Accessible science instruction is not about lowering expectations. It is about removing barriers so students can participate, investigate, and learn in ways that match their needs. With strong planning systems, consistent progress monitoring, and individualized supports, science can become one of the most engaging and inclusive parts of the elementary school day.

Frequently Asked Questions

How do I teach grade-level science standards to students with significant disabilities?

Start with the essential concept from the standard, then adapt the task, materials, and response format. Use concrete objects, repeated routines, visual supports, and alternate ways to show understanding while keeping the student connected to the same topic as peers.

What is the difference between accommodations and modifications in science?

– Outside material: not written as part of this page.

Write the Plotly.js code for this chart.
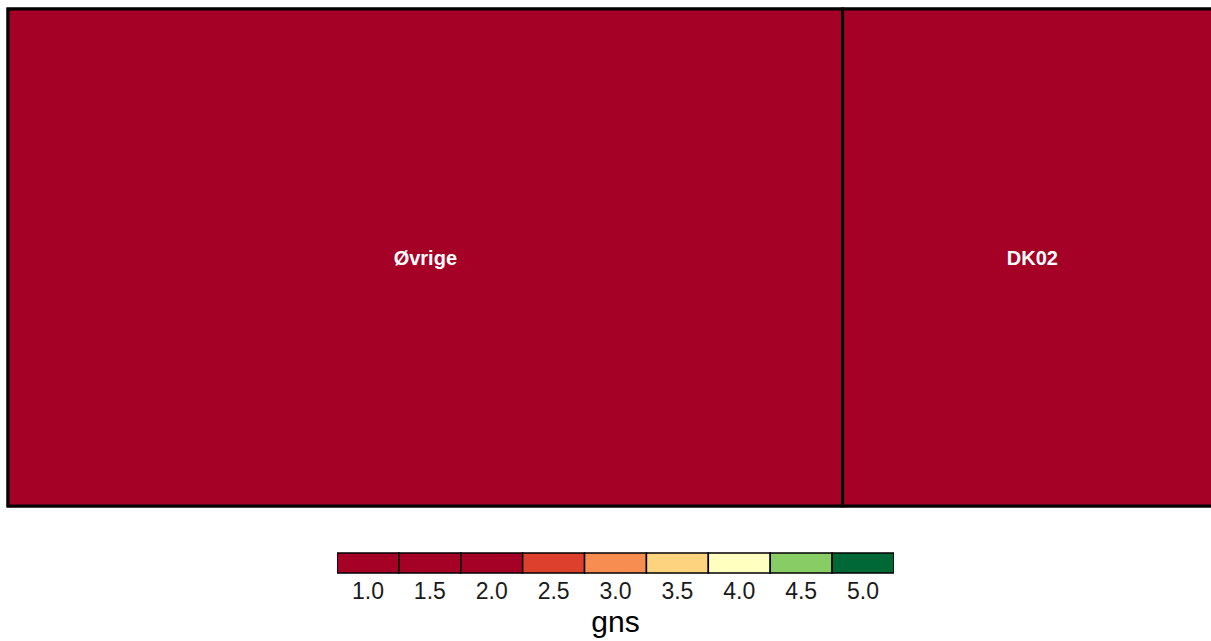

Accommodations change how a student accesses instruction or responds, such as read-aloud support or picture choices. Modifications change the level, amount, or complexity of what the student is expected to learn. Both should be based on the IEP and documented clearly.

How can I collect progress monitoring data during hands-on science lessons?

Use quick tools such as observation checklists, prompt tracking sheets, photo documentation, work samples, and short oral or visual exit checks. Focus on measurable skills linked to the lesson objective and relevant IEP goals.

What evidence-based practices work best in elementary special education science instruction?

Explicit instruction, visual supports, task analysis, systematic prompting, peer supports, and opportunities for repeated practice are all effective. These strategies help students access vocabulary, procedures, and conceptual understanding.

Can science support other IEP goals besides academics?

Yes. Science lessons can target communication, social interaction, following directions, fine motor skills, self-regulation, and executive functioning. Because science is naturally interactive and hands-on, it provides many opportunities to embed related IEP goals into meaningful instruction.